The role of sacrifice depends on the tradition, she said. In the Christian tradition, atonement — such as the crucifixion of Jesus — is prominent.

“In the Jewish tradition, that's a piece of it, but there are also layers of purification,” she said. “In the Vedic tradition, it has more to do with sustaining the cosmos. It has very little to do with you, personally, but much more to do with keeping the universe going.”

For her research, McClymond studied the texts of the ancient Jewish Mishnah and the Hindu Shrauta Sutras — both texts which are incredibly rich with multiple layers, and outline ritual practice. Her research also took her to India to work with a Vedic priest.

"I watched him perform a very basic sacrifice, and it was on the second floor of his house," she said. "We went in his living room and had tea, and the next thing I know, I went upstairs and I saw a whole sacrificial area laid out.

The priest lit a fire, and smoke filled the room, she said. This, she explained, was something he did on a regular basis to keep the universe going. There was no high dramatic moment.

“We tend to think of sacrifice as special, and exotic,” she said. “And here, this was something being done in the upstairs of his house, and it was part of a regular routine.”

The concept of sacrifice goes beyond religion. One modern reading on sacrifice is that it means that someone must give up something of value.

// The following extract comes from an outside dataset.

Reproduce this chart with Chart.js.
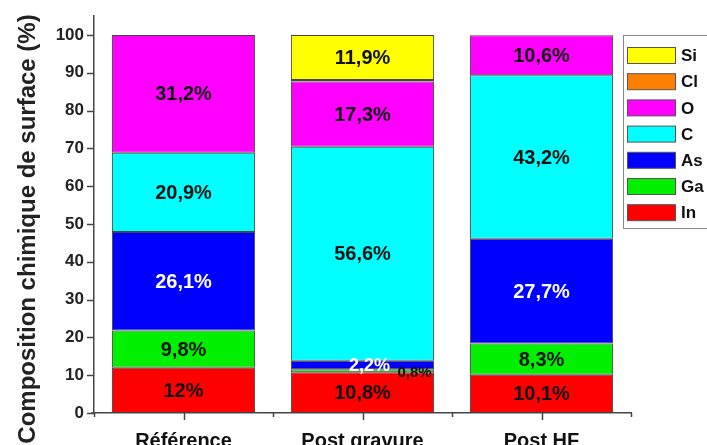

When McClymond was writing the book, she said she listened to such rhetoric made in the run-up to the Iraq War, and it was striking.

“A lot of the language being used as a country to describe what was being done, not only in sending soldiers overseas, but in what their families were doing back home, involved the concept of sacrifice,” she said. “In some cases, that included death and violence, but in a lot of other cases, that included giving something up.”

The book is published by The Johns Hopkins University Press.